Exercise objective: Reproduce nothing but the lines from the start of the material through the line that includes "import pandas as pd", both ends included, and omit every picture.

Source data:
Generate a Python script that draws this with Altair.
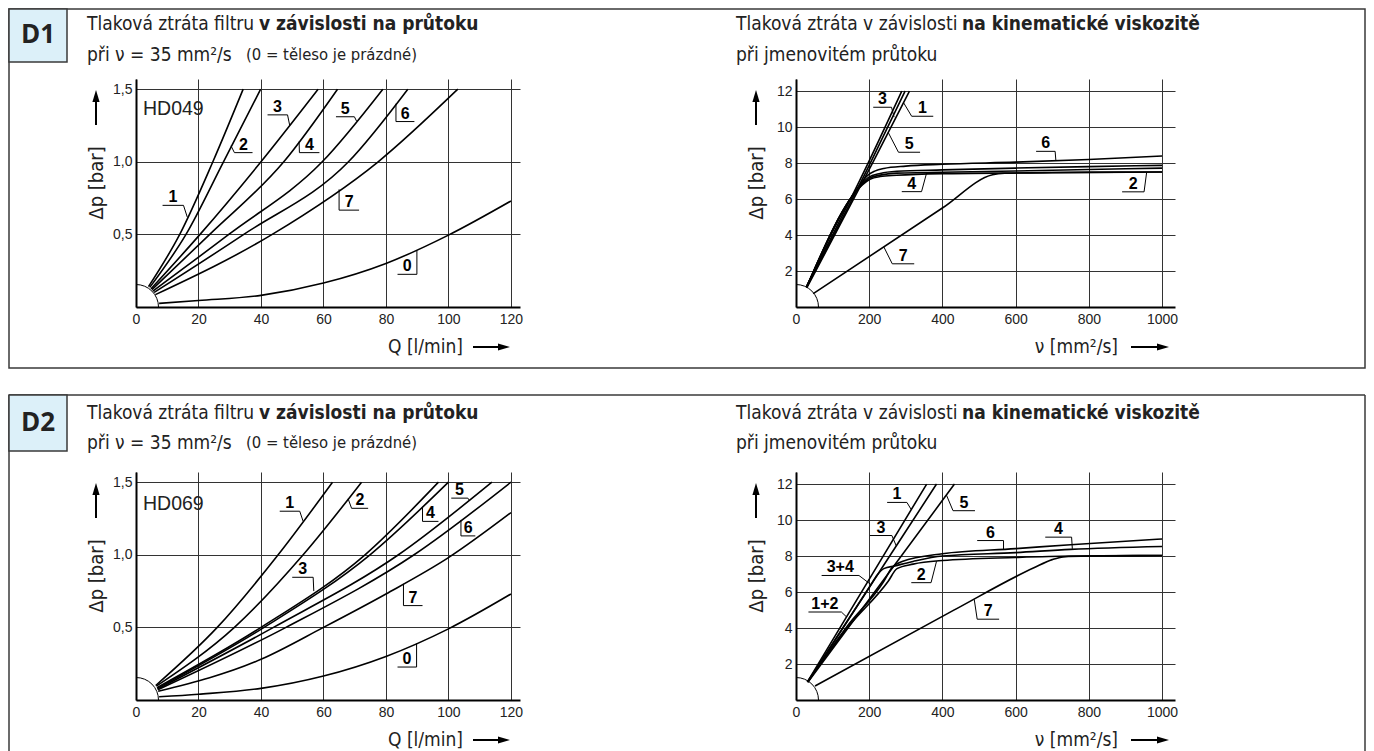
import altair as alt
import pandas as pd

# ============ D1 left: HD049, Δp [bar] vs Q [l/min] ============
D1L_Q = {
    "0": [7.4, 20, 40, 60, 80, 100, 120],
    "1": [4.0, 14, 24.6, 34.3],
    "2": [4.4, 16, 28, 39.9],
    "3": [4.8, 20.5, 40, 58.3],
    "4": [5.1, 23.6, 47.3, 64.5],
    "5": [5.4, 29.7, 59.6, 79],
    "6": [5.8, 34.5, 68, 87],
    "7": [6.2, 43.6, 77.5, 103],
}
D1L_DP = {
    "0": [0.025, 0.045, 0.08, 0.165, 0.30, 0.495, 0.73],
    "1": [0.14, 0.5, 1.0, 1.5],
    "2": [0.135, 0.5, 1.0, 1.5],
    "3": [0.125, 0.5, 1.0, 1.5],
    "4": [0.12, 0.5, 1.0, 1.5],
    "5": [0.11, 0.5, 1.0, 1.5],
    "6": [0.10, 0.5, 1.0, 1.5],
    "7": [0.085, 0.5, 1.0, 1.5],
}
D1L_LAB = ["1", "2", "3", "4", "5", "6", "7", "0"]
D1L_UX1 = [8.5, 31.5, 42.1, 52.3, 64.0, 83.2, 65.0, 83.7]
D1L_UX2 = [15.2, 37.3, 48.5, 58.7, 69.9, 89.1, 71.4, 89.9]
D1L_UY = [0.70, 1.063, 1.323, 1.063, 1.31, 1.277, 0.667, 0.225]
D1L_SIDE = ["R", "L", "R", "L", "R", "L", "L", "R"]
D1L_EX = [16.4, 30.4, 49.2, 52.2, 70.6, 83.2, 65.0, 89.9]
D1L_EY = [0.62, 1.11, 1.25, 1.14, 1.28, 1.40, 0.81, 0.39]

# ============ D1 right: Δp [bar] vs ν [mm²/s] ============
D1R_NU = {
    "3": [28, 197, 289],
    "1": [29, 203, 298],
    "5": [30, 209, 310],
    "6": [29, 175, 195, 215, 240, 300, 400, 600, 800, 1000],
    "x": [29, 178, 198, 230, 275, 400, 600, 800, 1000],
    "4": [29, 180, 200, 230, 275, 357, 600, 800, 1000],
    "2": [29, 182, 202, 230, 275, 400, 600, 800, 1000],
    "7": [47, 400, 537, 570, 700, 1000],
}
D1R_DP = {
    "3": [1.12, 8.0, 12.0],
    "1": [1.10, 8.0, 12.0],
    "5": [1.08, 8.0, 12.0],
    "6": [1.1, 6.8, 7.3, 7.55, 7.7, 7.83, 7.93, 8.05, 8.2, 8.39],
    "x": [1.1, 6.8, 7.2, 7.42, 7.54, 7.62, 7.72, 7.8, 7.87],
    "4": [1.1, 6.8, 7.15, 7.33, 7.44, 7.47, 7.56, 7.64, 7.72],
    "2": [1.1, 6.8, 7.1, 7.25, 7.32, 7.41, 7.45, 7.48, 7.5],
    "7": [0.74, 5.5, 7.35, 7.43, 7.47, 7.5],
}
D1R_LAB = ["3", "1", "5", "6", "4", "2", "7"]
D1R_UX1 = [211, 316, 280, 656, 289, 891, 263]
D1R_UX2 = [261, 375, 339, 708, 343, 951, 323]
D1R_UY = [11.1, 10.6, 8.6, 8.65, 6.41, 6.4, 2.4]
D1R_SIDE = ["R", "L", "L", "R", "R", "R", "L"]
D1R_EX = [268, 294, 252, 710, 357, 958, 240]
D1R_EY = [10.55, 11.35, 9.7, 8.14, 7.46, 7.48, 3.34]

# ============ D2 left: HD069, Δp [bar] vs Q [l/min] ============
D2L_Q = {
    "0": [7.4, 20, 40, 60, 80, 100, 120],
    "1": [6.3, 26, 45.5, 62.9],
    "2": [6.5, 31.5, 53.5, 72.2],
    "3": [6.7, 40, 73.3, 96.8],
    "4": [6.8, 41, 74.9, 100],
    "5": [6.9, 44, 84, 113.9],
    "6": [7.0, 48, 89, 120],
    "7": [7.1, 40, 60, 80, 100, 120],
}
D2L_DP = {
    "0": [0.022, 0.04, 0.08, 0.165, 0.30, 0.49, 0.73],
    "1": [0.10, 0.5, 1.0, 1.5],
    "2": [0.095, 0.5, 1.0, 1.5],
    "3": [0.085, 0.5, 1.0, 1.5],
    "4": [0.08, 0.5, 1.0, 1.5],
    "5": [0.075, 0.5, 1.0, 1.5],
    "6": [0.07, 0.5, 1.0, 1.5],
    "7": [0.06, 0.28, 0.5, 0.73, 0.98, 1.29],
}
D2L_LAB = ["1", "2", "3", "4", "5", "6", "7", "0"]
D2L_UX1 = [46, 69, 50, 91.7, 100.9, 104, 85.6, 83.7]
D2L_UX2 = [52.4, 74.3, 56.7, 96.8, 106.2, 108.6, 91.7, 89.8]
D2L_UY = [1.30, 1.32, 0.845, 1.23, 1.39, 1.13, 0.65, 0.227]
D2L_SIDE = ["R", "L", "R", "L", "R", "L", "L", "R"]
D2L_EX = [53.5, 67.9, 56.9, 91.7, 106.7, 104, 85.6, 89.8]
D2L_EY = [1.23, 1.385, 0.75, 1.33, 1.375, 1.24, 0.80, 0.39]

# ============ D2 right: Δp [bar] vs ν [mm²/s] ============
D2R_NU = {
    "1": [31, 150, 357],
    "3": [32, 200, 384],
    "5": [33, 227, 433],
    "4": [32, 200, 222, 240, 270, 320, 400, 600, 750, 1000],
    "6": [32, 140, 240, 262, 290, 400, 600, 750, 1000],
    "2": [31, 140, 252, 276, 320, 400, 600, 750, 1000],
    "7": [52, 430, 650, 700, 730, 800, 1000],
}
D2R_DP = {
    "1": [1.0, 5.02, 12.0],
    "3": [1.0, 6.25, 12.0],
    "5": [1.0, 6.33, 12.0],
    "4": [1.0, 6.25, 6.95, 7.3, 7.45, 7.7, 8.0, 8.19, 8.37, 8.53],
    "6": [1.0, 4.1, 6.6, 7.35, 7.7, 8.13, 8.41, 8.63, 8.95],
    "2": [1.0, 4.0, 6.6, 7.3, 7.55, 7.75, 7.92, 8.0, 8.03],
    "7": [0.78, 4.98, 7.35, 7.8, 7.95, 8.0, 8.03],
}
D2R_LAB = ["1", "3", "3+4", "1+2", "5", "6", "4", "2", "7"]
D2R_UX1 = [249, 202, 70, 34, 429, 495, 681, 315, 495]
D2R_UX2 = [303, 262, 172, 124, 489, 567, 753, 369, 555]
D2R_UY = [10.98, 9.14, 6.92, 4.89, 10.52, 8.86, 9.05, 6.52, 4.49]
D2R_SIDE = ["R", "R", "R", "R", "L", "R", "R", "R", "L"]
D2R_EX = [315, 274, 205, 138, 411, 567, 755, 384, 487]
D2R_EY = [10.58, 8.56, 6.41, 4.62, 11.39, 8.36, 8.40, 7.71, 5.59]

Q_TICKS = [0, 20, 40, 60, 80, 100, 120]
DPQ_TICKS = [0.5, 1.0, 1.5]
NU_TICKS = [0, 200, 400, 600, 800, 1000]
DPNU_TICKS = [2, 4, 6, 8, 10, 12]

# ---------------- styling ----------------
COND = "Liberation Sans Narrow, DejaVu Sans Condensed, Open Sans, sans-serif"
ARIAL = "Liberation Sans, Arial, sans-serif"
INK = "#222222"
FRAME = "#3a3a3a"
ONE = alt.Data(values=[{"k": 1}])
COMMA = "replace(format(datum.value, '.1f'), '.', ',')"


def txt(x, y, s, size, weight="normal", font=COND, align="left", angle=0):
    return alt.Chart(ONE).mark_text(
        text=s, fontSize=size, fontWeight=weight, font=font, align=align,
        baseline="middle", angle=angle, color=INK,
    ).encode(x=alt.value(x), y=alt.value(y))


def hrule(x, x2, y, w=1.0, color="black"):
    return alt.Chart(ONE).mark_rule(color=color, strokeWidth=w).encode(
        x=alt.value(x), x2=alt.value(x2), y=alt.value(y))


def vrule(x, y, y2, w=1.0, color="black"):
    return alt.Chart(ONE).mark_rule(color=color, strokeWidth=w).encode(
        x=alt.value(x), y=alt.value(y), y2=alt.value(y2))


def head(x, y, path):
    return alt.Chart(ONE).mark_point(
        shape=path, size=144, filled=True, color="black", opacity=1, strokeWidth=0,
    ).encode(x=alt.value(x), y=alt.value(y))


UP = "M -0.6 1 L 0 -1 L 0.6 1 Z"
RIGHT = "M -1 -0.6 L 1 0 L -1 0.6 Z"


def rect(x, x2, y, y2, fill="transparent"):
    return alt.Chart(ONE).mark_rect(fill=fill, stroke=FRAME, strokeWidth=1.5).encode(
        x=alt.value(x), x2=alt.value(x2), y=alt.value(y), y2=alt.value(y2))


def axes_deco(xtitle, xt_right, arrow_x0, arrow_x1):
    return [
        txt(-39, 104, "Δp [bar]", 20, angle=270, align="center"),
        vrule(-40, 23, 46, w=2),
        head(-40, 17, UP),
        txt(xt_right, 268, xtitle, 19, align="right"),
        hrule(arrow_x0, arrow_x1, 268, w=2),
        head(arrow_x1 + 5, 268, RIGHT),
    ]


def panel(qd, dpd, lab, ux1, ux2, uy, side, ex, ey, xmax, ymax,
          xticks, yticks, comma, w, h, deco):
    rows = [{"s": k, "x": x, "y": y}
            for k in qd for x, y in zip(qd[k], dpd[k])]
    curves_df = pd.DataFrame(rows)
    labels_df = pd.DataFrame({
        "t": lab, "ux1": ux1, "ux2": ux2, "uy": uy,
        "tx": [(a + b) / 2 for a, b in zip(ux1, ux2)],
        "sx": [a if s == "L" else b for a, b, s in zip(ux1, ux2, side)],
        "ex": ex, "ey": ey,
    })
    xsc = alt.Scale(domain=[0, xmax], nice=False, zero=False)
    ysc = alt.Scale(domain=[0, ymax], nice=False, zero=False)
    common = dict(grid=True, gridColor="#333333", gridWidth=1, ticks=False,
                  domain=True, domainColor="black", domainWidth=2,
                  labelFont=ARIAL, labelFontSize=14, labelColor=INK,
                  labelOverlap=False, labelFlush=False, title=None)
    xaxis = alt.Axis(values=xticks, labelPadding=5, format="d", **common)
    if comma:
        yaxis = alt.Axis(values=yticks, labelPadding=4, labelExpr=COMMA, **common)
    else:
        yaxis = alt.Axis(values=yticks, labelPadding=4, format="d", **common)

    def X(f):
        return alt.X(f, type="quantitative", scale=xsc, axis=xaxis)

    def Y(f):
        return alt.Y(f, type="quantitative", scale=ysc, axis=yaxis)

    lines = alt.Chart(curves_df).mark_line(
        interpolate="monotone", color="black", strokeWidth=1.6
    ).encode(x=X("x"), y=Y("y"), detail="s:N")

    arc = alt.Chart(ONE).mark_point(
        shape="circle", size=2025, filled=False, color="black",
        strokeWidth=1, opacity=1, clip=True,
    ).encode(x=alt.datum(0, type="quantitative", scale=xsc, axis=xaxis),
             y=alt.datum(0, type="quantitative", scale=ysc, axis=yaxis))

    base = alt.Chart(labels_df)
    under = base.mark_rule(color="black", strokeWidth=1).encode(
        x=X("ux1"), x2="ux2", y=Y("uy"))
    leader = base.mark_rule(color="black", strokeWidth=1).encode(
        x=X("sx"), x2="ex", y=Y("uy"), y2="ey")
    texts = base.mark_text(
        font=ARIAL, fontSize=16, fontWeight="bold", color="black",
        baseline="alphabetic", dy=-3,
    ).encode(x=X("tx"), y=Y("uy"), text="t:N")

    return alt.layer(lines, arc, under, leader, texts, *deco).properties(
        width=w, height=h)


WL, WR, H = 384, 379, 228
QMAX, DPQMAX = 122.9, 1.57
NUMAX, DPNUMAX = 1035.5, 12.67

# ---- decorations row 1 ----
deco_d1l = [
    rect(-127, 1229, -70, 289),
    rect(-127, -69, -70, -17, fill="#dcf0f9"),
    txt(-98, -44, "D1", 26, weight="bold", font="Open Sans, sans-serif", align="center"),
    txt(-49, -55.5, "Tlaková ztráta filtru ", 19),
    txt(123, -55.5, "v závislosti na průtoku", 19, weight="bold"),
    txt(-49, -24, "při  ν = 35 mm²/s", 19),
    txt(110, -24, "(0 = těleso je prázdné)", 16.5),
    txt(7, 30, "HD049", 19.5, font=ARIAL),
] + axes_deco("Q [l/min]", 327, 337, 363)

deco_d1r = [
    txt(-60, -55.5, "Tlaková ztráta v závislosti ", 19),
    txt(166, -55.5, "na kinematické viskozitě", 19, weight="bold"),
    txt(-60, -24, "při jmenovitém průtoku", 19),
] + axes_deco("ν [mm²/s]", 322, 335, 362)

# ---- decorations row 2 ----
deco_d2l = [
    hrule(-127, 1229, -77, w=1.5, color=FRAME),
    vrule(-127, -77, 279, w=1.5, color=FRAME),
    vrule(1229, -77, 279, w=1.5, color=FRAME),
    rect(-127, -69, -77, -21, fill="#dcf0f9"),
    txt(-98, -49, "D2", 26, weight="bold", font="Open Sans, sans-serif", align="center"),
    txt(-49, -58.7, "Tlaková ztráta filtru ", 19),
    txt(123, -58.7, "v závislosti na průtoku", 19, weight="bold"),
    txt(-49, -28.7, "při  ν = 35 mm²/s", 19),
    txt(110, -28.7, "(0 = těleso je prázdné)", 16.5),
    txt(7, 32, "HD069", 19.5, font=ARIAL),
] + axes_deco("Q [l/min]", 327, 337, 363)

deco_d2r = [
    txt(-60, -58.7, "Tlaková ztráta v závislosti ", 19),
    txt(166, -58.7, "na kinematické viskozitě", 19, weight="bold"),
    txt(-60, -28.7, "při jmenovitém průtoku", 19),
] + axes_deco("ν [mm²/s]", 322, 335, 362)

p1 = panel(D1L_Q, D1L_DP, D1L_LAB, D1L_UX1, D1L_UX2, D1L_UY, D1L_SIDE, D1L_EX, D1L_EY,
           QMAX, DPQMAX, Q_TICKS, DPQ_TICKS, True, WL, H, deco_d1l)
p2 = panel(D1R_NU, D1R_DP, D1R_LAB, D1R_UX1, D1R_UX2, D1R_UY, D1R_SIDE, D1R_EX, D1R_EY,
           NUMAX, DPNUMAX, NU_TICKS, DPNU_TICKS, False, WR, H, deco_d1r)
p3 = panel(D2L_Q, D2L_DP, D2L_LAB, D2L_UX1, D2L_UX2, D2L_UY, D2L_SIDE, D2L_EX, D2L_EY,
           QMAX, DPQMAX, Q_TICKS, DPQ_TICKS, True, WL, H, deco_d2l)
p4 = panel(D2R_NU, D2R_DP, D2R_LAB, D2R_UX1, D2R_UX2, D2R_UY, D2R_SIDE, D2R_EX, D2R_EY,
           NUMAX, DPNUMAX, NU_TICKS, DPNU_TICKS, False, WR, H, deco_d2r)

chart = alt.concat(
    p1, p2, p3, p4, columns=2,
    spacing={"row": 165, "column": 276}, bounds="flush",
).properties(padding=0, background="white").configure_view(strokeWidth=0)

chart.save("out.html", embed_options={"renderer": "svg", "actions": False})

Output:
Generate a Python script that draws this with Altair.
import altair as alt
import pandas as pd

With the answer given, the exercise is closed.